In the last session we have just shown how to develop a stronger degree of confidence in the height of the students. But when probablities are involved there is always a big chance that we get it wrong - even with a larger population. Canning (2014) explains that whatever our level of confidence we can make still make two possible errors. The first one rejects the null hypothesis when it is actully true. This kind of error if called a false positive and assumes, for instance, that you do not pass a difficult module when you actually have passed it. In statistics, this is called a Type I error. The second error we can make is the false negative where we accept the null hypothesis when it is actually false. In statistics this is called a Type II error.

To avoid these errors, all statistical reasoning will deliver a set of summary values that allow you to assess the risk that you got it wrong. In R, these are often produced at the same time as the results of the inference. The most commonly cited value to verify the results of statistical inference is the p-value. The p-value approach involves determining “likely” or “unlikely” by determining the probability — assuming the null hypothesis were true — of observing a more extreme test statistic in the direction of the alternative hypothesis than the one observed. If the p-value is small, then it is unlikely. If the p-value is large then it is likely. Let’s go through an example next to make this clearer and in particular what a large p-value is.

Let us assume, for instance, that we want to find out whether it is common to get 80 in the module. This means our null hypothesis is that it is common to get 80 in this module. To get the p-value, we first fit the existing distribution onto our old friend the normal distribution by shifting the centre of the curve to the mean and then use the standard deviation to calculate the distance from this centre. https://statistics.laerd.com/statistical-guides/standard-score.php explains this process very well.

The p-value generally describes the point on the normal distribution’s curve, where we reach the very unlikely results. We can calculate the p-value of 80 using R’s pnorm which takes the value, the mean and the standard deviation (https://www.r-bloggers.com/normal-distribution-functions/).

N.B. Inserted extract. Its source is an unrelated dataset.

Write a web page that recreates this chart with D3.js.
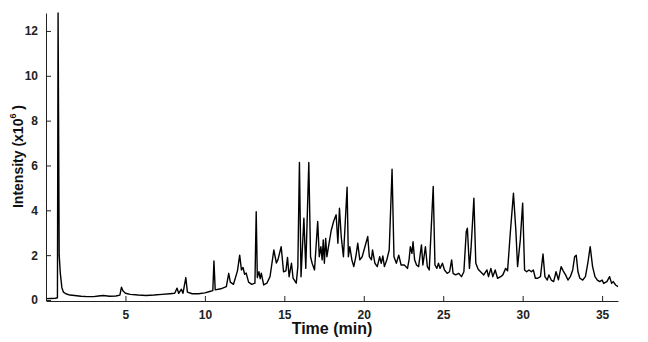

We need to subtract it from one to get the part of the normal curve, which describes the highly unlikely results. Run 1 - pnorm(80, mean(student_survey\(Marks), sd(student_survey\)Marks)) to calculate this right-hand p-value.

1 - pnorm(80, mean(student_survey$Marks), sd(student_survey$Marks))
## [1] 0.05086819

You will get a back a value of around 0.05. Often, statisticians will define the significance level to be at 5% (or 0.05). If the p-value is less than 5%, then the null hypothesis is rejected and it is not common to score 80 marks in this module. As we reach a value of around 5% (0.05), we can say that that the null hypothesis can be rejected and it is not common to reach 80. It is too far away from the mean to count to the common cases. An excellent further explanation of the p-value can be found at http://www.dummies.com/education/math/statistics/what-a-p-value-tells-you-about-statistical-data/.

The p-value is thus using mean and standard deviation to relate the empirical obserservations and their distribution to the normal distribuion. If the p-value is very small, it will be very unlikely that there is only a random relationship. This almost concludes our discussion in this section. But before we move on to the next topic, we would like to introduce one final concept related to the normal distribution. The z-score helps with standardising a distribution.

A popular way of standardising the values of a distribution is the z-score, which fits the current distribution to its mean and distances from the mean, given by multiples of standard deviations. Run plot(student_survey\(Marks, scale(student_survey\)Marks), xlab = “Marks”, ylab = “Distance from Mean”). You will see what I mean with regard to the marks. The z-score is also called standard score because it represents any value as a standardised distance from the mean. z-scores and p-values often work in conjunction.

plot(student_survey$Marks, scale(student_survey$Marks), xlab = "Marks", ylab = "Distance from Mean")

This concludes our discussion of statistical inference for a single value such as the students’ marks or heights. Next we will continue with statistical inference of the relationship of two or more variables and their groups.

We move on now to investigating how two variables relate to each other using inferential statistics. First we investigate the correlation of two numerical variables (https://en.wikipedia.org/wiki/Correlation_and_dependence) and the dependence it shows. In particular, we will analyse the relationship between the hours spent on the class to the marks. Check out Chapter 13 of Canning (2014) for an overview of understanding variable relationships with statistics. Further statistical test we introduce in this part are z-test, t-test, chi-square and Analysis of Variance (ANOVA). All of these are designed to work out relationships in different context such as for discrete or continuous variables or for dependent or independent variables. A statistical test always helps us to identify differences between two or more groups of data. In our case, we could, for instance, evaluate the module performance in terms of differences in the gender of the students.

Our survey data also contains information about how many hours a week the students have spent on the module. Now, we can investigate whether those students that spent more time on the class also got better marks. Plot the hours in relation to the marks with plot(student_survey\(Preparation_Hours, student_survey\)Marks, col = “red”, xlab = “Hours”, ylab = “Mark”, main = “Student Time spent for a Mark”).

plot(student_survey$Preparation_Hours, student_survey$Marks, col = "red", xlab = "Hours", ylab = "Mark", main = "Student Time spent for a Mark")